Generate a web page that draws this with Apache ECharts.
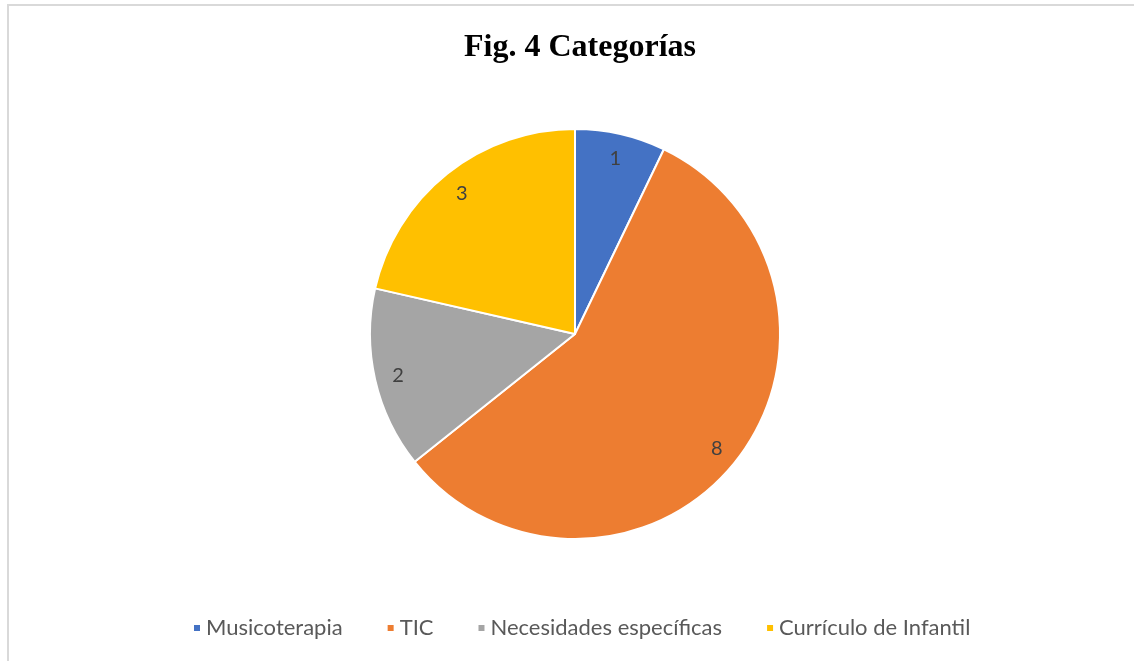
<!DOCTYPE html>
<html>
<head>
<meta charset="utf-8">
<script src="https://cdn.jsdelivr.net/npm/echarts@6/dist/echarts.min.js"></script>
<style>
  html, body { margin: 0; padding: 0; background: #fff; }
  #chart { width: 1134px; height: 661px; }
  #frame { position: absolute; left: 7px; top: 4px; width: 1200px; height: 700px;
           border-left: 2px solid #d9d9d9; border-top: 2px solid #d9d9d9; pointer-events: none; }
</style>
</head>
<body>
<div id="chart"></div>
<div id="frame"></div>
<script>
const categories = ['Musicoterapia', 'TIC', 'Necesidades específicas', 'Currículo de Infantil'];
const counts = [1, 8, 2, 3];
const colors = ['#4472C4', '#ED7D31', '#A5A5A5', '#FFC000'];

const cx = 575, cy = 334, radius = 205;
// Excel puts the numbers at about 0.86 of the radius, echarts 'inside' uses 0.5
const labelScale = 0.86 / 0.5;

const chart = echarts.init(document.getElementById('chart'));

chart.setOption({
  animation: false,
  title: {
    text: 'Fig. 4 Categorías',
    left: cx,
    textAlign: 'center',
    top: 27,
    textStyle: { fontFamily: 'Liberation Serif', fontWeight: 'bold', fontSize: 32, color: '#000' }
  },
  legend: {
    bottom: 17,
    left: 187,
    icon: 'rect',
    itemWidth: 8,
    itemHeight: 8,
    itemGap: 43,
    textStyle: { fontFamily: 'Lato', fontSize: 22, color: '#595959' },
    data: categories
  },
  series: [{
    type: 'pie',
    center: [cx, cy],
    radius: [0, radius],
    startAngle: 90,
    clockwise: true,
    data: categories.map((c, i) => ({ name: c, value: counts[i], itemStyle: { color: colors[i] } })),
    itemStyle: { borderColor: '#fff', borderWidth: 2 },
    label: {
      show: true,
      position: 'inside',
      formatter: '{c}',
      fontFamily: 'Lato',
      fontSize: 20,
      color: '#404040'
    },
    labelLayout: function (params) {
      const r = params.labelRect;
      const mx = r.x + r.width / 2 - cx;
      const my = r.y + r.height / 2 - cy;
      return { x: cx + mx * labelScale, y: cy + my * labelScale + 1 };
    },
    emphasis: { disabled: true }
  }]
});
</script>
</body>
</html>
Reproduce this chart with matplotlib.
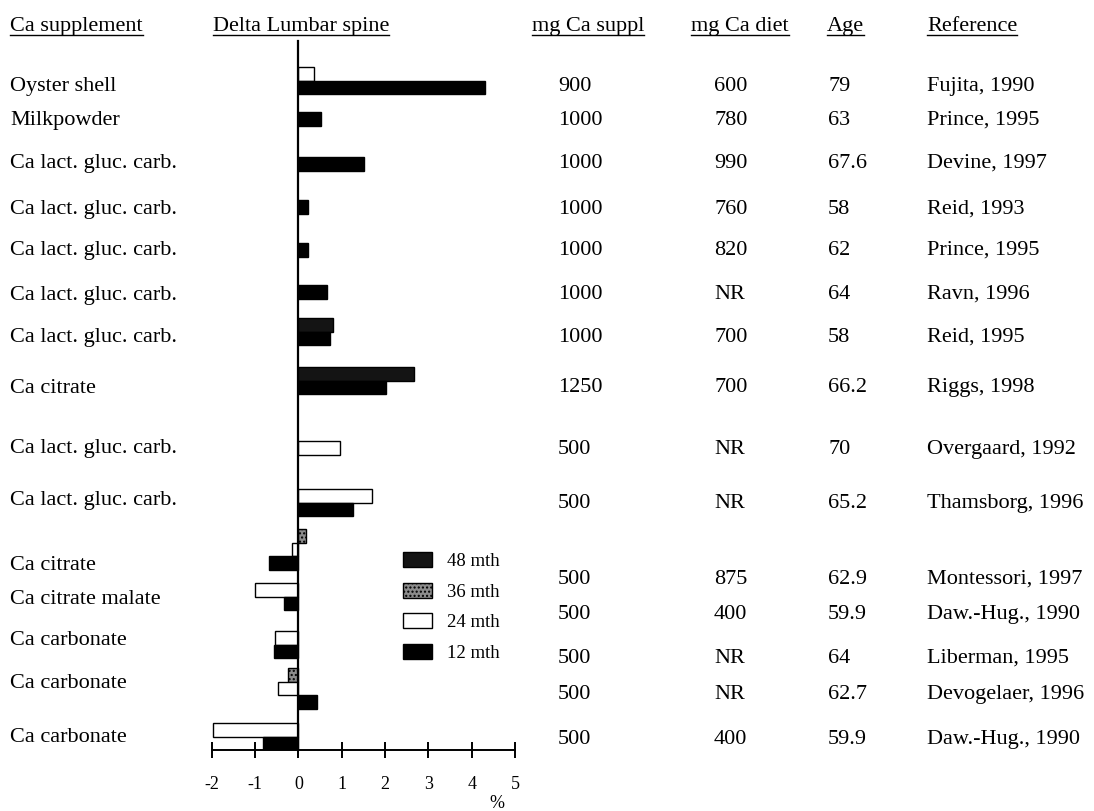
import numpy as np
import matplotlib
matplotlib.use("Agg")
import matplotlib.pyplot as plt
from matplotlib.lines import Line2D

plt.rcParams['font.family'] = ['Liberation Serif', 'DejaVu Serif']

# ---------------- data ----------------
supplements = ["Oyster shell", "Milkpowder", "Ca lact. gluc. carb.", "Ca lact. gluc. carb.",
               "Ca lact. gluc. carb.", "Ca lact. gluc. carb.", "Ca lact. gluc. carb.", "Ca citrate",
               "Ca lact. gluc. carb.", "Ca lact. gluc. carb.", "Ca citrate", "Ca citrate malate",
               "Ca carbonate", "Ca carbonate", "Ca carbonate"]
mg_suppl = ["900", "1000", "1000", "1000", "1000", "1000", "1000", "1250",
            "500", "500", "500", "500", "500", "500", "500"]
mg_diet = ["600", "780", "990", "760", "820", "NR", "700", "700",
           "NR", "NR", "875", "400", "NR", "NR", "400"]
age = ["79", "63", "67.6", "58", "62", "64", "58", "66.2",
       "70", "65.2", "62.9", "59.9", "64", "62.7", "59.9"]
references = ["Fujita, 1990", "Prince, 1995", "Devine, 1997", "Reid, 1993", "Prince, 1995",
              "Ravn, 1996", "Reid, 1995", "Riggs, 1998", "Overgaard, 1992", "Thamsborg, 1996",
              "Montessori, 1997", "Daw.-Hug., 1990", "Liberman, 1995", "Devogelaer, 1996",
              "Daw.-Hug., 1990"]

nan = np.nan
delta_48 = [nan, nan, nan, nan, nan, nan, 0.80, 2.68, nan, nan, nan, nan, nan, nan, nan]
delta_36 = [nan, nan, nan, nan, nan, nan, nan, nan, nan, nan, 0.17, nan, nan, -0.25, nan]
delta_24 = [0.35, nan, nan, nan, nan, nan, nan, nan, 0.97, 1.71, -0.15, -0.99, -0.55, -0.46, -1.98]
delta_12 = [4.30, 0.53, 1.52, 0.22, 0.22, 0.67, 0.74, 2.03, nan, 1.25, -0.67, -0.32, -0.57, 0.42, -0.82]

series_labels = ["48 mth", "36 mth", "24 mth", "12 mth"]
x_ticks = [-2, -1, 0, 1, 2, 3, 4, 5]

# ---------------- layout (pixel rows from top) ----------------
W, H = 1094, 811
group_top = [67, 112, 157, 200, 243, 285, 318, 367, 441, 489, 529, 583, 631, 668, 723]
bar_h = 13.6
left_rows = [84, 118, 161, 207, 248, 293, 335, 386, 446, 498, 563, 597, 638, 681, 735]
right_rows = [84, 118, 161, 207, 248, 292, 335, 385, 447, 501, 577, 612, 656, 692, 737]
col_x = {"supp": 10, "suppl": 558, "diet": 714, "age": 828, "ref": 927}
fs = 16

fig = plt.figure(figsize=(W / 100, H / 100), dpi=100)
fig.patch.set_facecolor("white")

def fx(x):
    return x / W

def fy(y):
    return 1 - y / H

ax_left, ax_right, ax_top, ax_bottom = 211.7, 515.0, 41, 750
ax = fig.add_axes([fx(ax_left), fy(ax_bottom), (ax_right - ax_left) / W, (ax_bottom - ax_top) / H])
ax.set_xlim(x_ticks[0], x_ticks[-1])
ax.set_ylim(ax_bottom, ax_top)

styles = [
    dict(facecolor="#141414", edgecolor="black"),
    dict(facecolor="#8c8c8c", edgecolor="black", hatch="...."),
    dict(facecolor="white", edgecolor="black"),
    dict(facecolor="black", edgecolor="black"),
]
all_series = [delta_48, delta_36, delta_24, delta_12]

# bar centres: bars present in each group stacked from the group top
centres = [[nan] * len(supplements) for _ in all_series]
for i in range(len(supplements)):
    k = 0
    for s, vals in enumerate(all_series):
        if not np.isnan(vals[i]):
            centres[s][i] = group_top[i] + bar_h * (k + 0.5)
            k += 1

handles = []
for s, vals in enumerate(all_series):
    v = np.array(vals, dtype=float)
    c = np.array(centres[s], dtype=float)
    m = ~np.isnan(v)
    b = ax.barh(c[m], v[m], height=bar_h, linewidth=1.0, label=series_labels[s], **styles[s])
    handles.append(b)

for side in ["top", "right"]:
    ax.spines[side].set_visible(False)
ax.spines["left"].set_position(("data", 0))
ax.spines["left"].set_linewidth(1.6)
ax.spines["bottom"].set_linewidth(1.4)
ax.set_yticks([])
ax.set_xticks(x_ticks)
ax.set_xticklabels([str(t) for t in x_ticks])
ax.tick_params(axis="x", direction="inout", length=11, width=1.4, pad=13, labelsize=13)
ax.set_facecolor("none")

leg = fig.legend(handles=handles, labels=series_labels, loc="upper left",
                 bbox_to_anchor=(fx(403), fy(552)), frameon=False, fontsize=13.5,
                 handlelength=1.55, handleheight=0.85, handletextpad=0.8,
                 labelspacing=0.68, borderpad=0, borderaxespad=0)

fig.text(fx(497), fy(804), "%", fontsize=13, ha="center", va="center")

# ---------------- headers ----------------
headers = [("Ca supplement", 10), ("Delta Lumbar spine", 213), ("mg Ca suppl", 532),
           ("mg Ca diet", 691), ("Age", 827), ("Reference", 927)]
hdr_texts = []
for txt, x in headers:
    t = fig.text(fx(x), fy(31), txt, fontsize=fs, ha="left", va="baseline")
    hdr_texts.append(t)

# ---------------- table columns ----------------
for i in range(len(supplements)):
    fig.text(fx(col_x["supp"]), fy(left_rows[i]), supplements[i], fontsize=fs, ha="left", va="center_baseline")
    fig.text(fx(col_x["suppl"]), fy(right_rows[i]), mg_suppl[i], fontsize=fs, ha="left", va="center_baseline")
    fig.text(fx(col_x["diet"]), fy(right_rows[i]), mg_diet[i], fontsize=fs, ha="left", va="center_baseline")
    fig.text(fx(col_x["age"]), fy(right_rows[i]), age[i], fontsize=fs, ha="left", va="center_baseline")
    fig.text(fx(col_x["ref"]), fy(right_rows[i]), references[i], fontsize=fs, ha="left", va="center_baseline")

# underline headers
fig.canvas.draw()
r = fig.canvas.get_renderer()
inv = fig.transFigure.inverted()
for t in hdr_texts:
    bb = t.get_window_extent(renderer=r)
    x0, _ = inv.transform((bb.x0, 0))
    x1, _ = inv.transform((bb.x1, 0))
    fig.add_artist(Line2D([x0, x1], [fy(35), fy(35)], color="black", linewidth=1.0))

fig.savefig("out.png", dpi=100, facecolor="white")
************
- What this task involves -
Beginning with the line above that contains "Reproduce this chart with matplotlib." and finishing with the line that contains "plt.rcParams['font.family'] = ['Liberation", print those lines exactly and only. Skip all pictures.

- Result of this exercise -
Reproduce this chart with matplotlib.
import numpy as np
import matplotlib
matplotlib.use("Agg")
import matplotlib.pyplot as plt
from matplotlib.lines import Line2D

plt.rcParams['font.family'] = ['Liberation Serif', 'DejaVu Serif']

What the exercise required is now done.